Cette lettre nous rappelle aussi que Grignard était le représentant de commerce des fabricants britanniques de tissus imprimés et d'indiennes W. F. Grafton[4] . Le centre de fabrication français de la société se trouvait à Malaunay, petite ville située un peu au nord de Rouen et qui comptait de nombreux établissements industriels. L'usine Grafton de Malaunay prend incidemment un relief littéraire et social particulier lorsqu'on s'arrête au viaduc ferroviaire que l'on distingue sur l'illustration à gauche et par lequel un train franchit paisiblement la vallée du Cailly. Il s'agit de la ligne de chemin de fer Rouen-Le Havre, celle-là même qui est au cœur de la Bête Humaine, de Zola. L'intersection entre le cours d'eau et la voie de communication, évoquée avec ingénuité dans cet en-tête, a sans doute favorisé l'implantation de la production industrielle dans la ville. On note d'ailleurs que Grafton et Cie se désengagea de l'usine de Malaunay en 1924[5], en pleine crise du textile. C'est aussi à cette date que l'on perd la trace de Grignard, qui se retire alors vraisemblablement de ses activités professionnelles.
Grignard, né en 1857 à Bordeaux, arriva vers l'âge de 5 ans à New-York avec ses parents. Son père, Paul, se consacre au commerce maritime. Georges Grignard étudia brièvement au College Saint-John[6] puis travailla plusieurs années lui aussi comme employé de commerce. De retour en France au début des années 1880, il est naturellement très tourné vers le monde anglo-saxon, et affiche volontiers la nationalité américaine qu'il a acquise en 1879 à New-York, par exemple lors de son mariage à Paris en 1884. Pour l'anecdote, on le rencontre tout à fait par hasard près de Manchester en 1911, probablement en visite d'affaire à la maison mère. Il est alors l'hôte de William Clegg, dirigeant d'une entreprise britannique de calico et toiles imprimées, que l'on peut supposer être justement la société Grafton[7]. Il fut alors l'hôte de Clegg dans son modeste home (18 pièces principales et cinq domestiques) au coeur du domaine d'Abbeywood, Delamere (Northwich).
Grignard semble disposer d'ailleurs lui-même de moyens financiers significatifs. Il habite au 48 de la rue Saint-Ferdinand, quartier assez huppé de Paris, puis après 1925 environ, se retire sur la côté d'Azur[8]. Il achète des œuvres d'art: il évoque plusieurs oeuvres qu'il a pu se procurer dans ses lettres à Sagot[9]. Son intérêt pour les arts en général, et les arts graphiques en particulier, est-il en rapport avec son activité professionnelle, ces indiennes et cet atelier de dessinateurs ? En tout cas, ses fonctions le mettent en contact avec les praticiens des arts graphiques, si bien qu'en 1911, on le voit aussi recommander avec humour à Sagot les élèves de l'école de retoucheurs pour la photographie... Enfin, il est collectionneur dans l'âme.
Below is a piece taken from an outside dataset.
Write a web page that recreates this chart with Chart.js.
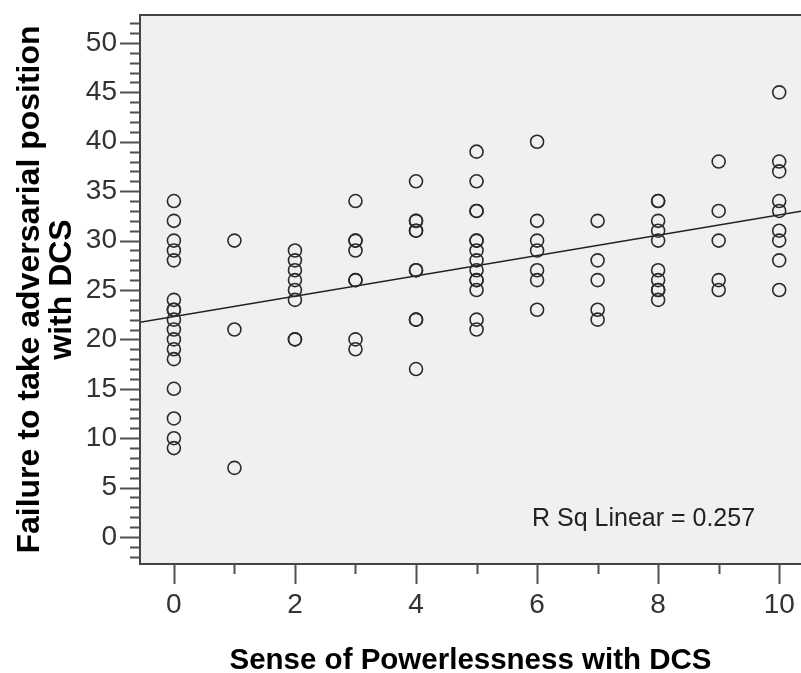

Outre les œuvres d'art, il s'adonne aussi, pendant ses loisirs, à la philatélie[10] ; on parle alors aussi de timbrologie... Cette activité traduit un esprit cartésien qui explique aussi la rédaction méticuleuse, quoiqu’inachevée, de deux jeux de fiches destinées à établir le catalogue des œuvres de Brouet[11] .
Notes:
[1] bulletin n°6 p. 222, juin 1897.
[2] dans un article précédent.
[3] On y trouve ce commentaire qui rappelle fort la teneur de la lettre de Grignard :
Devant la Commission de 1860 sur l'enseignement professionnel, un des plus grands manufacturiers de l'Alsace, M. Bourcart, de Guebwiller, déclarait: Que la journée de douze heures était excessive et devait être ramenée à onze heures, que l'on devait suspendre le travail à deux heures le samedi. Je puis conseiller l'adoption de cette mesure quoiqu'elle paraisse onéreuse à première vue; nous l'avons expérimentée dans nos établissements industriels depuis quatre ans et nous nous en trouvons bien, et la production moyenne, loin d'avoir diminué, a augmenté.
[4] selon l'Annuaire-Almanach du Commerce, édition 1897. Les locaux étaient situés au 20-22 rue Richer à Paris.
[5] Journal officiel, 27 août 1924, p. 3202.
[6] il étudia de 1869 à 1871 au collège Saint-John (Fordham) mais n'y passa cependant pas de diplôme. Je remercie Patrice M. Kane, des archives de Fordham University-Rose Hill Campus, Walsh Family Library pour ces informations.
[7] d'après le recensement de l'Angleterre en 1911.
[8] Plusieurs éléments nous portent à émettre cette hypothèse : à partir de 1926, les recensements nominatifs de Paris nous indiquent qu'il est absent ; son épouse Anna Abend décède à Cannes en 1938 ; une partie de sa collection est vendue à Nice en 1943.
[9] INHA, archives Sagot.
[10] Revue philatélique française, janvier 1898, p. 5.
[11] conservées à la Boston Public Library.